I will try my best to update this webpage with  thought provoking and interesting content, as often as I can.  Please feel free to leave comments as  there is much that can be learnt from the sharing of ideas.

By pa360, Jan 18 2015 09:51AM

You must have heard that quote before? You know, the one that goes: "If it walks like a duck, quacks like a duck and looks like a duck, then it must be a duck". I like the simplicity of that quote because it infers something very simple which is: use your common sense.

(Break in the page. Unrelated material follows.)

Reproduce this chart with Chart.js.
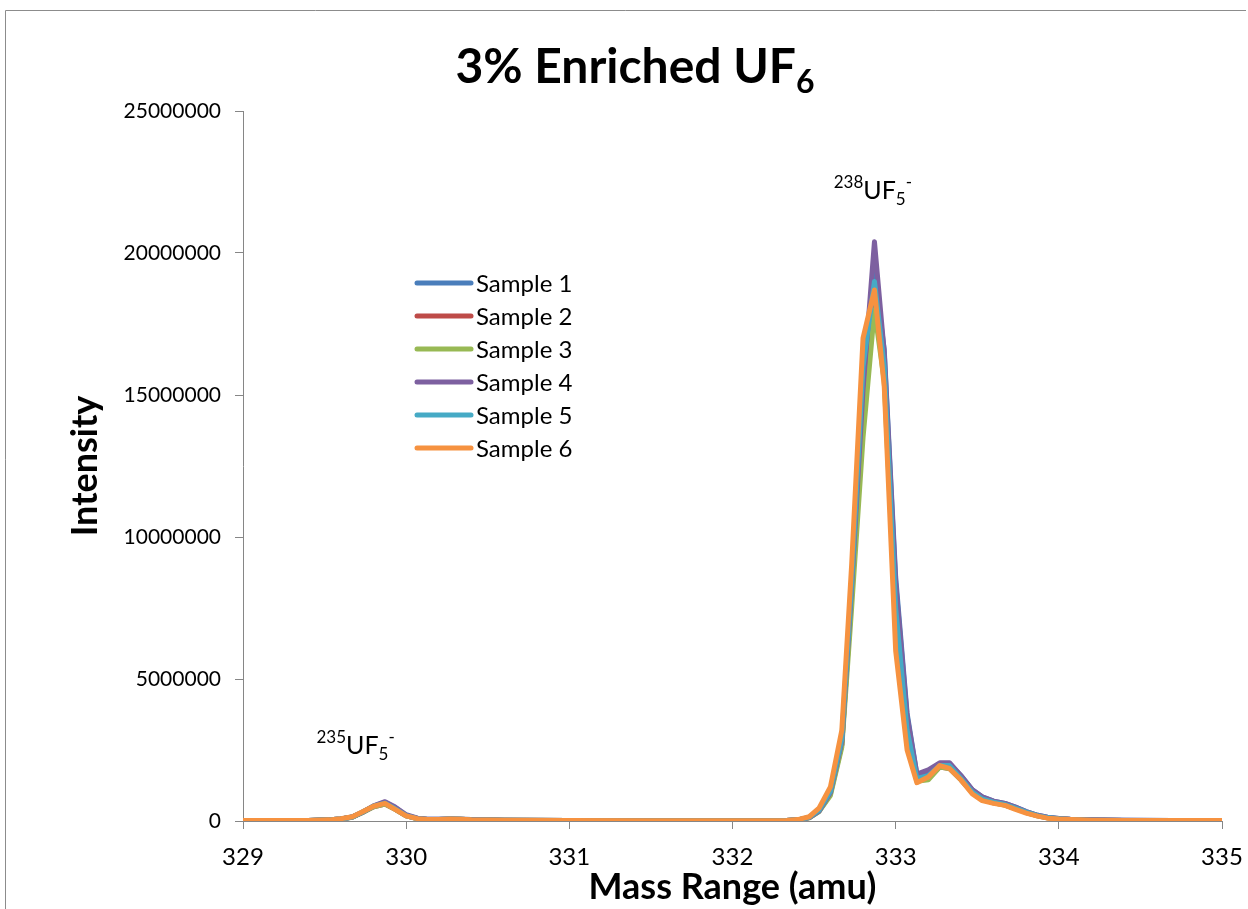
<!DOCTYPE html>
<html>
<head>
<meta charset="utf-8">
<title>3% Enriched UF6</title>
<script src="https://cdn.jsdelivr.net/npm/chart.js@4.4.0/dist/chart.umd.min.js"></script>
<style>
    html, body { margin: 0; padding: 0; background: #fff; }
    #wrap { width: 1248px; height: 909px; }
</style>
</head>
<body>
<div id="wrap"><canvas id="uf6Chart" width="1248" height="909"></canvas></div>
<script>
// Mass axis (amu) shared by all samples
const massValues = [329.00, 329.40, 329.53, 329.60, 329.67, 329.73, 329.80, 329.87, 329.93, 330.00,
    330.07, 330.13, 330.20, 330.27, 330.33, 330.40, 330.60, 331.00, 331.50, 332.00,
    332.33, 332.40, 332.47, 332.53, 332.60, 332.67, 332.73, 332.80, 332.87, 332.93,
    333.00, 333.07, 333.13, 333.20, 333.27, 333.33, 333.40, 333.47, 333.53, 333.60,
    333.67, 333.73, 333.80, 333.87, 333.93, 334.00, 334.07, 334.13, 334.20, 334.40,
    334.70, 335.00];

// Intensity per sample
const sample1 = [20000, 20000, 40000, 70000, 140000, 300000, 520000, 660000, 480000, 200000,
    90000, 60000, 60000, 70000, 60000, 50000, 30000, 20000, 10000, 10000,
    20000, 40000, 120000, 340000, 950000, 2700000, 8000000, 15000000, 19300000, 16600000,
    8600000, 3800000, 1650000, 1700000, 2000000, 2000000, 1600000, 1100000, 850000, 700000,
    620000, 500000, 330000, 200000, 130000, 90000, 60000, 50000, 40000, 30000,
    20000, 20000];
const sample2 = [20000, 20000, 40000, 70000, 140000, 300000, 500000, 600000, 420000, 180000,
    80000, 50000, 50000, 60000, 60000, 40000, 30000, 20000, 10000, 10000,
    20000, 40000, 120000, 360000, 1000000, 2700000, 8000000, 14500000, 18300000, 15800000,
    7200000, 3000000, 1450000, 1500000, 1900000, 1850000, 1450000, 1000000, 750000, 640000,
    560000, 440000, 300000, 180000, 110000, 80000, 50000, 40000, 30000, 20000,
    20000, 20000];
const sample3 = [20000, 20000, 40000, 70000, 130000, 290000, 500000, 600000, 420000, 180000,
    80000, 50000, 50000, 60000, 60000, 40000, 30000, 20000, 10000, 10000,
    20000, 40000, 110000, 330000, 900000, 2600000, 7500000, 13500000, 18000000, 15500000,
    7000000, 2900000, 1400000, 1450000, 1900000, 1850000, 1450000, 1000000, 750000, 640000,
    560000, 440000, 300000, 180000, 110000, 80000, 50000, 40000, 30000, 20000,
    20000, 20000];
const sample4 = [20000, 20000, 40000, 70000, 140000, 300000, 530000, 680000, 500000, 220000,
    100000, 60000, 60000, 70000, 60000, 50000, 30000, 20000, 10000, 10000,
    20000, 40000, 120000, 350000, 1000000, 2800000, 8200000, 15200000, 20400000, 16500000,
    8400000, 3700000, 1650000, 1800000, 2050000, 2050000, 1600000, 1100000, 850000, 700000,
    620000, 500000, 330000, 200000, 130000, 90000, 60000, 50000, 40000, 30000,
    20000, 20000];
const sample5 = [20000, 20000, 40000, 70000, 140000, 310000, 520000, 630000, 440000, 190000,
    80000, 50000, 50000, 70000, 60000, 40000, 30000, 20000, 10000, 10000,
    20000, 40000, 130000, 380000, 1050000, 2900000, 8400000, 16000000, 19000000, 16000000,
    7500000, 3200000, 1500000, 1600000, 1950000, 1950000, 1500000, 1020000, 780000, 660000,
    580000, 460000, 310000, 190000, 120000, 80000, 50000, 40000, 30000, 20000,
    20000, 20000];
const sample6 = [20000, 20000, 40000, 80000, 150000, 320000, 520000, 620000, 420000, 180000,
    80000, 50000, 50000, 70000, 60000, 40000, 30000, 20000, 10000, 10000,
    20000, 50000, 150000, 450000, 1200000, 3200000, 9000000, 17000000, 18700000, 15300000,
    6000000, 2500000, 1350000, 1550000, 1950000, 1850000, 1450000, 950000, 720000, 620000,
    550000, 420000, 280000, 170000, 100000, 70000, 50000, 40000, 30000, 20000,
    20000, 20000];

const sampleNames = ['Sample 1', 'Sample 2', 'Sample 3', 'Sample 4', 'Sample 5', 'Sample 6'];
const sampleColors = ['#4A7EBB', '#BE4B48', '#98B954', '#7D60A0', '#46AAC5', '#F69240'];
const sampleSeries = [sample1, sample2, sample3, sample4, sample5, sample6];

const FONT = 'Lato, "Open Sans", sans-serif';

// draws text pieces with super/subscripts, centred on cx
function drawRichText(ctx, pieces, cx, baseY, weight) {
    let total = 0;
    pieces.forEach(p => {
        ctx.font = `${weight} ${p.size}px ${FONT}`;
        p.w = ctx.measureText(p.text).width;
        total += p.w;
    });
    let x = cx - total / 2;
    ctx.textAlign = 'left';
    ctx.textBaseline = 'alphabetic';
    ctx.fillStyle = '#000';
    pieces.forEach(p => {
        ctx.font = `${weight} ${p.size}px ${FONT}`;
        ctx.fillText(p.text, x, baseY + p.dy);
        x += p.w;
    });
}

const decorPlugin = {
    id: 'decor',
    beforeDraw(chart) {
        const ctx = chart.ctx;
        ctx.save();
        ctx.fillStyle = '#fff';
        ctx.fillRect(0, 0, chart.width, chart.height);
        // outer chart frame
        ctx.strokeStyle = '#8c8c8c';
        ctx.lineWidth = 1;
        ctx.beginPath();
        ctx.moveTo(5.5, 909);
        ctx.lineTo(5.5, 10.5);
        ctx.lineTo(1246, 10.5);
        ctx.stroke();
        ctx.restore();
    },
    afterDraw(chart) {
        const ctx = chart.ctx;
        const xs = chart.scales.x;
        const ys = chart.scales.y;
        ctx.save();

        // title
        drawRichText(ctx, [
            { text: '3% Enriched UF', size: 48, dy: 0 },
            { text: '6', size: 32, dy: 10 }
        ], 635, 83, 'bold');

        // peak labels
        drawRichText(ctx, [
            { text: '238', size: 17, dy: -11 },
            { text: 'UF', size: 25, dy: 0 },
            { text: '5', size: 17, dy: 6 },
            { text: '-', size: 17, dy: -11 }
        ], xs.getPixelForValue(332.86), ys.getPixelForValue(21900000), 'normal');
        drawRichText(ctx, [
            { text: '235', size: 17, dy: -11 },
            { text: 'UF', size: 25, dy: 0 },
            { text: '5', size: 17, dy: 6 },
            { text: '-', size: 17, dy: -11 }
        ], xs.getPixelForValue(329.69), ys.getPixelForValue(2350000), 'normal');

        // legend inside the plot
        const lx = 417, ly = 283, gap = 33;
        chart.data.datasets.forEach((ds, i) => {
            const y = ly + i * gap;
            ctx.strokeStyle = ds.borderColor;
            ctx.lineWidth = 5;
            ctx.lineCap = 'round';
            ctx.beginPath();
            ctx.moveTo(lx, y);
            ctx.lineTo(lx + 54, y);
            ctx.stroke();
            ctx.fillStyle = '#000';
            ctx.font = `24px ${FONT}`;
            ctx.textAlign = 'left';
            ctx.textBaseline = 'middle';
            ctx.fillText(ds.label, lx + 59, y + 1);
        });
        ctx.restore();
    }
};

const datasets = sampleSeries.map((series, i) => ({
    label: sampleNames[i],
    data: massValues.map((m, j) => ({ x: m, y: series[j] })),
    borderColor: sampleColors[i],
    backgroundColor: sampleColors[i],
    borderWidth: 5,
    pointRadius: 0,
    tension: 0,
    borderJoinStyle: 'round',
    borderCapStyle: 'round',
    fill: false,
    order: sampleSeries.length - i   // Sample 6 drawn on top
}));

const ctx = document.getElementById('uf6Chart').getContext('2d');
new Chart(ctx, {
    type: 'line',
    data: { datasets: datasets },
    options: {
        responsive: false,
        animation: false,
        layout: { padding: { top: 111, right: 26, bottom: 0, left: 64 } },
        plugins: {
            legend: { display: false },
            title: { display: false },
            tooltip: { enabled: false }
        },
        scales: {
            x: {
                type: 'linear',
                min: 329,
                max: 335,
                ticks: { stepSize: 1, color: '#000', padding: 14, font: { family: FONT, size: 24 } },
                grid: { drawOnChartArea: false, drawTicks: true, tickLength: 8, color: '#868686' },
                border: { color: '#868686', width: 1 },
                title: {
                    display: true,
                    text: 'Mass Range (amu)',
                    color: '#000',
                    font: { family: FONT, size: 36, weight: 'bold' },
                    padding: { top: 0, bottom: 0 }
                },
                afterFit(scale) {
                    scale.height = 88;
                    scale.paddingLeft = 0;
                    scale.paddingRight = 0;
                }
            },
            y: {
                min: 0,
                max: 25000000,
                ticks: {
                    stepSize: 5000000,
                    color: '#000',
                    padding: 14,
                    font: { family: FONT, size: 21 },
                    callback: v => String(v)
                },
                grid: { drawOnChartArea: false, drawTicks: true, tickLength: 8, color: '#868686' },
                border: { color: '#868686', width: 1 },
                title: {
                    display: true,
                    text: 'Intensity',
                    color: '#000',
                    font: { family: FONT, size: 36, weight: 'bold' },
                    padding: { top: 0, bottom: 0 }
                },
                afterFit(scale) { scale.width = 179; }
            }
        }
    },
    plugins: [decorPlugin]
});
</script>
</body>
</html>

There is however, one small problem: whilst most of us would have no problem in correctly identifying a duck; a shared definition of 'common sense' may not be as easy to arrive at. Indeed, common sense is the greatest of all assumptions as it implies common knowledge, common understanding and by implication a common response. As case in point, when we feel thirsty our knowledge and understanding of thirst dictates that we need to take in fluids. However, if whilst thirsty, one were to reject a glass of fresh water in favour of a bowl of salty nuts, people would rightly wonder whether that individual was using their common sense. The thing that gives common sense its 'bite' is the fact that it assumes that, when faced with a set of circumstances, most people would act in the same way.


Things get much more complicated however, when you look at other scenarios. Is there for example, a common sense understanding of how we should respond when people make mistakes? How we should respond in the face of failure? Or how we should respond to a colleague who works hard, but still doesn't quite hit the mark?


These are the sorts of issues that concern us at believermomics. From our perspective, we would like to think that many if not all of our insights are common. However, knowledge and understanding visible and plain to some, may be less visible and plain to others. Our added value therefore is to present an uncommon perspective on common issues and by so doing, make insight accessible to a wider circle of learners. We do this by assembling facts, highlighting interdependencies, spotting patterns and building profiles of successful behaviours.


Here's a closing thought, did you know that a domino effect can be triggered when you value people? It goes something like this: with a greater sense of one's own value comes greater satisfaction and with greater satisfaction comes increased productivity. Increased productivity meanwhile delivers improved performance and with improved performance comes improved outcomes. Sounds like common sense - but then again, that assumes all sense is common doesn't it?